November 23, 2017

Sugar Pies

No, I am not calling you all sugar pie……although I have been  known to use southern terms of endearment.

Like dumplin’….

And sweet potater….

And honey….

Why are all these sweet terms we use the names of food? 

Well, anyway.  Sugar pies – the dessert.

My Grandma taught me how to make these one summer in her tiny kitchen.

I had no idea that when I grew up, I would come to find out that they are just a sugar filled empanada.  I truly wonder where this dessert idea got its entrance into American baking, but I have a sneaking suspicion that it was from the Mexican culture around the turn of the century. 

Grandma may not have even known where they came from.  She said her mother-in-law was the lady who taught her much of what she knew in the kitchen, so I will really never know.

What I do know is that in the early 1900s, and especially if you worked on a farm during the depression, luxury food items were scarce.  Grandma had a bunch of kids herself, and when some of them started asking for a sweet bite to eat, the resulting dessert came from the staples in her kitchen – flour, sugar, butter, and cocoa, she said, if they were fortunate enough to have any.

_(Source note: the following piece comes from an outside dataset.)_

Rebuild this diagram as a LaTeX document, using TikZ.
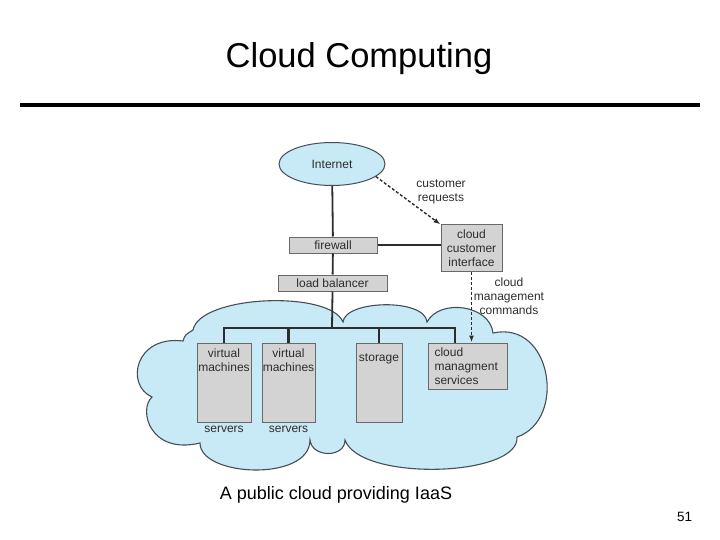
\documentclass[tikz,border=0pt]{standalone}
\usepackage{fontspec}
\setmainfont{Liberation Sans}
\usetikzlibrary{arrows.meta,shapes.geometric}

\definecolor{skyblue}{RGB}{200,233,246}
\definecolor{rimgray}{RGB}{70,78,86}
\definecolor{boxgray}{RGB}{211,211,211}
\definecolor{boxline}{RGB}{105,105,105}
\definecolor{inkgray}{RGB}{45,45,45}

\tikzset{
    box/.style={draw=boxline, fill=boxgray, line width=1pt, inner sep=0pt},
    txt/.style={font=\fontsize{12}{14}\selectfont, text=inkgray, align=center},
    wire/.style={draw=inkgray, line width=1.8pt},
    bus/.style={draw=inkgray, line width=2.6pt},
    dasharrow/.style={draw=inkgray, line width=1.4pt, dash pattern=on 3pt off 2pt,
        -{Latex[length=7pt,width=5pt]}}
}

\begin{document}
\begin{tikzpicture}[x=1pt,y=-1pt]
    \useasboundingbox (0,0) rectangle (720,540);
    % title and rule
    \node[font=\fontsize{34.5}{40}\selectfont] (title) at (359,59) {Cloud Computing};
    \draw[line width=4pt] (20,105) -- (700,105);

    % the cloud
    \draw[fill=skyblue, draw=rimgray, line width=1.1pt]
        (193,330) .. controls (200,295) and (330,290) .. (343,322)
        .. controls (345,300) and (425,298) .. (427,322)
        .. controls (440,298) and (490,305) .. (493,333)
        .. controls (552,320) and (567,420) .. (517,437)
        .. controls (520,477) and (360,482) .. (345,440)
        .. controls (345,458) and (312,458) .. (310,440)
        .. controls (310,482) and (200,477) .. (200,443)
        .. controls (150,455) and (138,410) .. (152,397)
        .. controls (125,385) and (135,335) .. (183,341)
        .. controls (185,335) .. cycle;

    % top part
    \node[ellipse, draw=rimgray, fill=skyblue, line width=1pt, minimum width=106,
        minimum height=43, txt] (inet) at (332,164) {Internet};
    \node[box, txt, minimum width=88, minimum height=16] (fw) at (333,245) {firewall};
    \node[box, txt, minimum width=109, minimum height=16] (lb) at (332.5,283) {load balancer};
    \node[box, txt, minimum width=61, minimum height=46] (cci) at (471.5,248)
        {cloud\\customer\\interface};
    \node[txt] (req) at (441,192) {customer\\requests};
    \node[txt] (cmd) at (509,296) {cloud\\management\\commands};

    % servers
    \node[box, minimum width=54, minimum height=79,
        label={[txt, anchor=north, inner sep=0pt, yshift=-6.5pt]north:{virtual\\machines}},
        label={[txt, inner sep=0pt, yshift=-3pt]south:servers}] (vm1) at (224,382.5) {};
    \node[box, minimum width=53, minimum height=79,
        label={[txt, anchor=north, inner sep=0pt, yshift=-6.5pt]north:{virtual\\machines}},
        label={[txt, inner sep=0pt, yshift=-3pt]south:servers}] (vm2) at (288.5,382.5) {};
    \node[box, minimum width=46, minimum height=79,
        label={[txt, anchor=north, inner sep=0pt, yshift=-11.5pt]north:storage}] (sto) at (379,382.5) {};
    \node[box, txt, minimum width=79, minimum height=46, align=left, text width=66]
        (cms) at (467.5,366) {cloud\\managment\\services};

    % wires
    \draw[wire] (inet) -- (fw);
    \draw[wire] (fw) -- (lb);
    \draw[wire] (fw.east) -- (fw.east -| cci.west);
    \coordinate (hub) at (332,328);
    \draw[wire] (lb.south) -- (hub);
    \draw[bus] (vm1.north) |- (hub) -| ([xshift=-12.5pt]cms.north);
    \draw[bus] (vm2.north) -- (vm2.north |- hub);
    \draw[bus] (sto.north) -- (sto.north |- hub);
    \draw[dasharrow] (inet.-16) -- (cci.north west);
    \draw[dasharrow] (cci.south) -- (cci.south |- cms.north);

    % caption
    \node[font=\fontsize{18}{22}\selectfont] (cap) at (336,495) {A public cloud providing IaaS};
    \node[font=\fontsize{13.5}{16}\selectfont] (pg) at (684.5,517) {51};
\end{tikzpicture}
\end{document}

So back to the summer afternoon in my Grandma’s kitchen with her, when she taught me how to make sugar pies….

Traditionally, she said she rolled out biscuit dough from scratch to start with.  But Grandma quickly adapted to Pillsbury once they became popular, so this is what she taught me with.

You’ll need:

a can of biscuits

some butter (just get out a stick)

1/2 cup of sugar

1-2 TBSP cocoa

some flour for rolling


1.  Roll out each biscuit to 1/4 inch thickness on floured surface.

2.  Smear some butter on one side of the rolled out biscuit.  (You’re going to fold these in half.)

3.  Mix sugar and cocoa together and spoon 1 to 1 1/2 TBSP of the mixture onto the butter side.

4.  Fold in half and pinch together sides using a fork.

5.  Fry on medium heat til light golden brown on each side, turning once.

Place on paper towels to drain excess oil. 

Grandma always had me make the whole batch, and divide it in half and go share the rest with neighbors.  She ALWAYS shared her desserts with her neighbors!!

Click here :  watch?v=s3bksUSPB4c&feature=related  Sing this when you make these.  Or else they won’t taste as good.  I mean it.

I love you Grandma,



  1. This recipe doesn’t seam to fit in with the rest of your menus. LOL!

  2. Brandy says:

    Ahhhh….you’re right!!! It absolutely doesn’t. But it’s my dear, precious, sweet Grandma’s birthday week, and it was in her honor. She would have turned 99 today. I will miss not getting to go to her little apartment today to celebrate her awesomeness. I love her so much.